Infinite Dendrogram: Blue Blood Blitz

By Sakon Kaidou and Taiki. Released in Japan by Hobby Japan. Released in North America by J-Novel Club. Translated by Andrew Hodgson.

First off, it has to be said: that is a deeply ludicrous and yet amazing hat and cloak combo that the Princess is wearing while she’s out secretly saving the world – though it seems the only one who doesn’t figure out who she is is Ray. I’d mentioned in my last review that the Princess is set up as a sort-of-but-not-really love interest for Ray, and that holds true here: Ray continues to be almost asexual, and it’s made clear that his role in Altimia’s story is to get her to trust Masters again so that Altar might actually be able to defend itself in the upcoming war. That said, she and Ray do make a very good combo team, and I’m sure we’ll see more of her eventually. Also amusing in this volume is Ray and Nemesis taking down an extremely cliched villain from the “This-this cannot be!” school of acting, and the revelation about who he is in real life fits 100%.

The girl on the cover is another of Ray’s new weapons/abilities/allies, but in terms of this story she shows up, demonstrates her FIRE PUNCHING, then goes away again. More interesting are the revelations about Tom Cat, the clone-making adventurer that we met in the previous book. His actual identity is more of a surprise than I expected, but works well in the context of the series/world. It’s still unclear how much of Dendrogram is “this is an unusually complex game with a deep deep backstory” and how much is “this is an actual world that we have somehow made into a game”, but the author is enjoying making us try to figure it out. Hopefully next time we will have fewer doomsday weapons. That said, I did very much enjoy the weapon having slept for 2000 years and no longer able to recognize what humanity is till it sees something that is reminiscent of its former time. It was cheesy but very effective.

There’s an anime coming soon, and I really do wonder how a fandom that’s not familiar with him is going to deal with Ray. His chuuni tendencies aside (and we do get some more making fun of his Evil Overlord Outfit), he really is the ridiculously OP hero that most fans of fantasy works profess to hate.
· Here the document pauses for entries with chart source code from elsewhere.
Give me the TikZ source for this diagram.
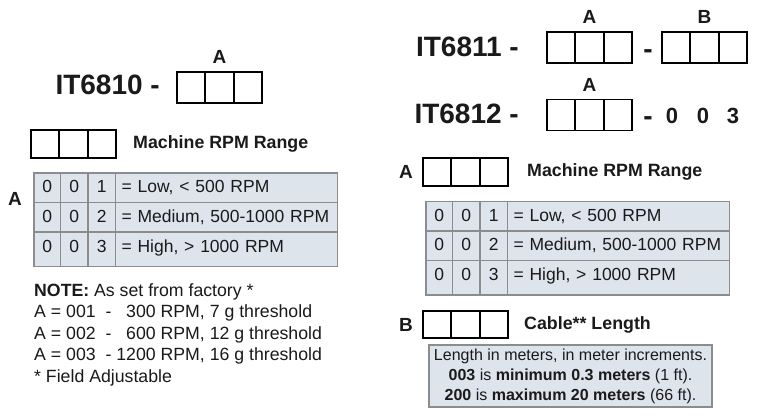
\documentclass[tikz,border=0pt]{standalone}
\usepackage{fontspec}
\setmainfont{Liberation Sans}
\usepackage{xcolor}
\usetikzlibrary{positioning}
\definecolor{cellfill}{HTML}{DDE4EC}
\definecolor{cellline}{HTML}{8C8C8C}
\definecolor{ink}{HTML}{1A1A1A}

\begin{document}
\begin{tikzpicture}[x=1pt,y=-1pt,text=ink,
    box node/.style={draw=black,line width=1.8pt,outer sep=0pt,inner sep=0pt,minimum width=28.33pt,minimum height=31pt},
    key node/.style={box node,minimum height=28pt},
    title node/.style={anchor=base east,inner sep=0pt,font=\fontsize{28}{30}\selectfont\bfseries},
    label node/.style={inner sep=0pt,font=\fontsize{19}{20}\selectfont\bfseries},
    head node/.style={inner sep=0pt,font=\fontsize{17.8}{20}\selectfont\bfseries},
    digit node/.style={anchor=base,inner sep=0pt,font=\fontsize{22}{24}\selectfont\bfseries},
    cell node/.style={draw=cellline,fill=cellfill,line width=1.2pt,outer sep=0pt,inner sep=0pt,minimum height=29.5pt,text height=12.6pt,text depth=3pt,font=\fontsize{17.5}{20}\selectfont},
    wide node/.style={cell node,inner xsep=6pt,text width=210pt,align=left},
    last row/.style={minimum height=34.5pt,text depth=7pt},
    note node/.style={inner sep=0pt,align=left,font=\fontsize{17.7}{21.5}\selectfont},
    cable node/.style={draw=cellline,fill=cellfill,line width=1.2pt,minimum width=283pt,minimum height=62pt,align=center,font=\fontsize{16}{20}\selectfont}]

  \fill[white] (0,0) rectangle (761,416);

  % IT6810
  \node[title node] (t10) at (160,94) {IT6810 -};
  \node[box node] (a1) at (191.2,87.5) {};
  \node[box node] (a2) [right=0pt of a1] {};
  \node[box node] (a3) [right=0pt of a2] {};
  \node[label node] (la) [above=8pt of a2] {A};

  \node[key node] (k1) at (45.2,144) {};
  \node[key node] (k2) [right=0pt of k1] {};
  \node[key node] (k3) [right=0pt of k2] {};
  \node[head node,anchor=west] (kh) [right=17pt of k3] {Machine RPM Range};

  \node[label node] (lta) at (15,199) {A};
  \node[cell node,minimum width=26.5pt] (l11) at (47.25,187.75) {0};
  \node[cell node,minimum width=27.5pt] (l12) [right=0pt of l11] {0};
  \node[cell node,minimum width=27.5pt] (l13) [right=0pt of l12] {1};
  \node[wide node] (l14) [right=0pt of l13] {= Low, < 500 RPM};
  \node[cell node,minimum width=26.5pt] (l21) [below=0pt of l11] {0};
  \node[cell node,minimum width=27.5pt] (l22) [right=0pt of l21] {0};
  \node[cell node,minimum width=27.5pt] (l23) [right=0pt of l22] {2};
  \node[wide node] (l24) [right=0pt of l23] {= Medium, 500-1000 RPM};
  \node[cell node,last row,minimum width=26.5pt] (l31) [below=0pt of l21] {0};
  \node[cell node,last row,minimum width=27.5pt] (l32) [right=0pt of l31] {0};
  \node[cell node,last row,minimum width=27.5pt] (l33) [right=0pt of l32] {3};
  \node[wide node,last row] (l34) [right=0pt of l33] {= High, > 1000 RPM};

  \node[note node,anchor=north west] (note) at (34,283) {\textbf{NOTE:} As set from factory *\\
    A = 001\ \ - \phantom{1}300 RPM, 7 g threshold\\
    A = 002\ \ - \phantom{1}600 RPM, 12 g threshold\\
    A = 003\ \ - 1200 RPM, 16 g threshold\\
    * Field Adjustable};

  % IT6811 / IT6812
  \node[title node] (t11) at (519,56) {IT6811 -};
  \node[box node] (p1) at (561.2,47.5) {};
  \node[box node] (p2) [right=0pt of p1] {};
  \node[box node] (p3) [right=0pt of p2] {};
  \node[label node] (pa) [above=8pt of p2] {A};
  \node[title node,anchor=base] (d11) at (648,58) {-};
  \node[box node] (q1) at (676.2,47.5) {};
  \node[box node] (q2) [right=0pt of q1] {};
  \node[box node] (q3) [right=0pt of q2] {};
  \node[label node] (qb) [above=8pt of q2] {B};

  \node[title node] (t12) at (519,123) {IT6812 -};
  \node[box node] (s1) at (561.2,115) {};
  \node[box node] (s2) [right=0pt of s1] {};
  \node[box node] (s3) [right=0pt of s2] {};
  \node[label node] (sa) [above=8pt of s2] {A};
  \node[title node,anchor=base] (d12) at (648,125) {-};
  \node[digit node] (n1) at (672,123) {0};
  \node[digit node] (n2) at (703,123) {0};
  \node[digit node] (n3) at (733,123) {3};

  \node[key node] (ka1) at (437.2,172) {};
  \node[key node] (ka2) [right=0pt of ka1] {};
  \node[key node] (ka3) [right=0pt of ka2] {};
  \node[label node] (kal) [left=10pt of ka1] {A};
  \node[head node,anchor=west] (kah) [right=19pt of ka3] {Machine RPM Range};

  \node[cell node,minimum width=26.5pt] (r11) at (439.25,216.25) {0};
  \node[cell node,minimum width=27.5pt] (r12) [right=0pt of r11] {0};
  \node[cell node,minimum width=27.5pt] (r13) [right=0pt of r12] {1};
  \node[wide node] (r14) [right=0pt of r13] {= Low, < 500 RPM};
  \node[cell node,minimum width=26.5pt] (r21) [below=0pt of r11] {0};
  \node[cell node,minimum width=27.5pt] (r22) [right=0pt of r21] {0};
  \node[cell node,minimum width=27.5pt] (r23) [right=0pt of r22] {2};
  \node[wide node] (r24) [right=0pt of r23] {= Medium, 500-1000 RPM};
  \node[cell node,last row,minimum width=26.5pt] (r31) [below=0pt of r21] {0};
  \node[cell node,last row,minimum width=27.5pt] (r32) [right=0pt of r31] {0};
  \node[cell node,last row,minimum width=27.5pt] (r33) [right=0pt of r32] {3};
  \node[wide node,last row] (r34) [right=0pt of r33] {= High, > 1000 RPM};

  \node[key node,minimum height=27pt] (kb1) at (437.2,324.5) {};
  \node[key node,minimum height=27pt] (kb2) [right=0pt of kb1] {};
  \node[key node,minimum height=27pt] (kb3) [right=0pt of kb2] {};
  \node[label node] (kbl) [left=10pt of kb1] {B};
  \node[head node,anchor=west] (kbh) [right=16pt of kb3] {Cable** Length};

  \node[cable node] (cable) at (570.5,376) {Length in meters, in meter increments.\\
    \textbf{003} is \textbf{minimum 0.3 meters} (1 ft).\\
    \textbf{200} is \textbf{maximum 20 meters} (66 ft).};

\end{tikzpicture}
\end{document}
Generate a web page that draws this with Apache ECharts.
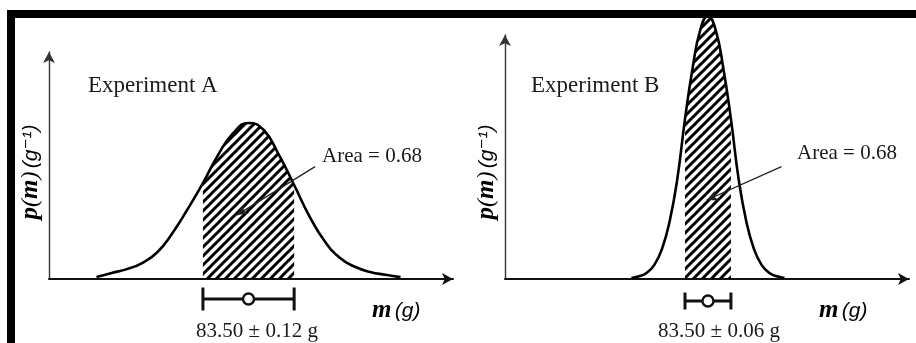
<!DOCTYPE html>
<html><head><meta charset="utf-8">
<script src="https://cdn.jsdelivr.net/npm/echarts@6/dist/echarts.min.js"></script>
<style>html,body{margin:0;padding:0;background:#fff}#c{width:916px;height:343px}</style>
</head><body><div id="c"></div>
<script>
// ---- data ----
const massA = [83.10,83.14,83.18,83.22,83.26,83.30,83.34,83.38,83.42,83.46,83.50,83.54,83.58,83.62,83.66,83.70,83.74,83.78,83.82,83.86,83.90];
const densA = [0.04,0.13,0.21,0.34,0.57,0.98,1.49,2.04,2.64,3.11,3.32,3.17,2.64,2.00,1.34,0.81,0.45,0.26,0.15,0.09,0.04];
const massB = [83.30,83.32,83.34,83.36,83.38,83.40,83.42,83.44,83.46,83.48,83.50,83.52,83.54,83.56,83.58,83.60,83.62,83.64,83.66,83.68,83.70];
const densB = [0.02,0.06,0.13,0.30,0.64,1.23,2.13,3.40,4.49,5.30,5.60,5.30,4.49,3.40,2.13,1.23,0.64,0.30,0.13,0.06,0.02];
const means = [83.50, 83.50];
const sigmas = [0.12, 0.06];
const titles = ['Experiment A', 'Experiment B'];
const resultLabels = ['83.50 ± 0.12 g', '83.50 ± 0.06 g'];
const areaLabel = 'Area = 0.68';
const arrowFrom = [[83.675, 2.39], [83.692, 2.39]];
const arrowTo = [[83.469, 1.36], [83.497, 1.68]];

// ---- hatch pattern ----
const P = 9;
const pc = document.createElement('canvas'); pc.width = P; pc.height = P;
const g2 = pc.getContext('2d'); g2.strokeStyle = '#000'; g2.lineWidth = 3;
for (let k = -2; k <= 2; k++) { g2.beginPath(); g2.moveTo(k*P - P, 2*P); g2.lineTo(k*P + 2*P, -P); g2.stroke(); }
const hatch = { image: pc, repeat: 'repeat' };

const pairs = (xs, ys) => xs.map((x, i) => [x, ys[i]]);
const within = (xs, ys, m, s) => pairs(xs, ys).filter(p => p[0] >= m - s - 1e-9 && p[0] <= m + s + 1e-9);

function curveSeries(i, xs, ys) {
  return {
    type: 'line', xAxisIndex: i, yAxisIndex: i, data: pairs(xs, ys), smooth: 0.5,
    showSymbol: false, clip: false, z: 3, silent: true,
    lineStyle: { color: '#000', width: 2.6 },
    markLine: {
      silent: true, symbol: ['none', 'arrow'], symbolSize: [8, 11], animation: false,
      lineStyle: { color: '#222', width: 1.3, type: 'solid' }, label: { show: false },
      data: [[{ coord: arrowFrom[i] }, { coord: arrowTo[i] }]]
    }
  };
}
function hatchSeries(i, xs, ys) {
  return {
    type: 'line', xAxisIndex: i, yAxisIndex: i, data: within(xs, ys, means[i], sigmas[i]),
    smooth: 0.5, showSymbol: false, clip: false, z: 2, silent: true,
    lineStyle: { width: 0 }, areaStyle: { color: hatch, opacity: 1 }
  };
}
function errSeries(i, yOff, capH) {
  return {
    type: 'custom', xAxisIndex: i, yAxisIndex: i, data: [[means[i], sigmas[i]]], clip: false, z: 5, silent: true,
    renderItem(params, api) {
      const m = api.value(0), s = api.value(1);
      const l = api.coord([m - s, 0]), r = api.coord([m + s, 0]), c = api.coord([m, 0]);
      const y = c[1] + yOff;
      const st = { stroke: '#111', lineWidth: 3 };
      return { type: 'group', children: [
        { type: 'line', shape: { x1: l[0], y1: y, x2: r[0], y2: y }, style: st },
        { type: 'line', shape: { x1: l[0], y1: y - capH/2, x2: l[0], y2: y + capH/2 }, style: st },
        { type: 'line', shape: { x1: r[0], y1: y - capH/2, x2: r[0], y2: y + capH/2 }, style: st },
        { type: 'circle', shape: { cx: c[0], cy: y, r: 5.5 }, style: { fill: '#fff', stroke: '#111', lineWidth: 2.4 } }
      ]};
    }
  };
}

const xAx = (i, min, max) => ({
  type: 'value', gridIndex: i, min, max,
  axisLine: { show: true, onZero: false, symbol: ['none', 'arrow'], symbolSize: [9, 11], lineStyle: { color: '#111', width: 2 } },
  axisTick: { show: false }, axisLabel: { show: false }, splitLine: { show: false }
});
const yAx = (i, max) => ({
  type: 'value', gridIndex: i, min: 0, max,
  axisLine: { show: true, symbol: ['none', 'arrow'], symbolSize: [9, 11], lineStyle: { color: '#333', width: 1.4 } },
  axisTick: { show: false }, axisLabel: { show: false }, splitLine: { show: false }
});

const serif = 'Liberation Serif';
const txt = (text, x, y, size, align) => ({
  type: 'text', x, y, z: 50, silent: true,
  style: { text, font: size + 'px "' + serif + '"', fill: '#1a1a1a', align, textAlign: align, verticalAlign: 'middle', textVerticalAlign: 'middle' }
});
const mRich = {
  m: { fontFamily: serif, fontStyle: 'italic', fontWeight: 'bold', fontSize: 25, color: '#111' },
  g: { fontFamily: 'Liberation Sans, DejaVu Sans', fontStyle: 'italic', fontSize: 21, color: '#111' },
  s: { fontFamily: serif, fontStyle: 'italic', fontWeight: 'bold', fontSize: 25, color: '#111' },
  n: { fontFamily: serif, fontStyle: 'italic', fontSize: 24, color: '#111' }
};
const yLabel = (x) => ({
  type: 'text', x, y: 172, rotation: Math.PI / 2, z: 50, silent: true,
  style: { text: '{s|p}{n|(}{s|m}{n|)} {g|(g⁻¹)}', rich: mRich, align: 'center', textAlign: 'center', verticalAlign: 'middle', textVerticalAlign: 'middle' }
});
const xLabel = (x) => ({
  type: 'text', x, y: 311, z: 50, silent: true,
  style: { text: '{m|m} {g|(g)}', rich: mRich, align: 'left', textAlign: 'left', verticalAlign: 'middle', textVerticalAlign: 'middle' }
});

const chart = echarts.init(document.getElementById('c'), null, { renderer: 'canvas' });
chart.setOption({
  animation: false,
  backgroundColor: '#fff',
  grid: [
    { left: 49, top: 52, width: 404, height: 227, outerBoundsMode: 'none', containLabel: false },
    { left: 505, top: 35, width: 404, height: 244, outerBoundsMode: 'none', containLabel: false }
  ],
  xAxis: [xAx(0, 82.975, 84.038), xAx(1, 82.97, 84.025)],
  yAxis: [yAx(0, 4.83), yAx(1, 5.19)],
  series: [
    hatchSeries(0, massA, densA), curveSeries(0, massA, densA), errSeries(0, 20, 23),
    hatchSeries(1, massB, densB), curveSeries(1, massB, densB), errSeries(1, 22, 17)
  ],
  graphic: [
    txt(titles[0], 88, 86, 23, 'left'),
    txt(titles[1], 531, 86, 23, 'left'),
    txt(areaLabel, 322, 156, 21, 'left'),
    txt(areaLabel, 797, 153, 21, 'left'),
    txt(resultLabels[0], 257, 331, 21, 'center'),
    txt(resultLabels[1], 719, 331, 21, 'center'),
    yLabel(31), yLabel(487),
    xLabel(372), xLabel(819),
    { type: 'rect', z: 100, silent: true, shape: { x: 7, y: 10, width: 909, height: 8 }, style: { fill: '#000' } },
    { type: 'rect', z: 100, silent: true, shape: { x: 7, y: 10, width: 8, height: 333 }, style: { fill: '#000' } }
  ]
});
</script></body></html>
He has an easier time than he’s had in the last few books here – he may be pushed to the brink once or twice, but there’s never any real sense he’s in trouble, and it helps that he’s found out that his magical robot horse is also doing cool (if mysterious) stuff to save his life. Without the usual Altar masters around to show that there are people even better than Ray, he gets more of a big fish in a small pond book here. It works well for this book, but I hope next time we see him either in real life or the game getting shown that he has a ways to go.

Dendrogram is always fun to read, and this volume is no different. At times I can’t follow the worldbuilding (a wiki of some sort is likely needed), but it’s still definitely recommended.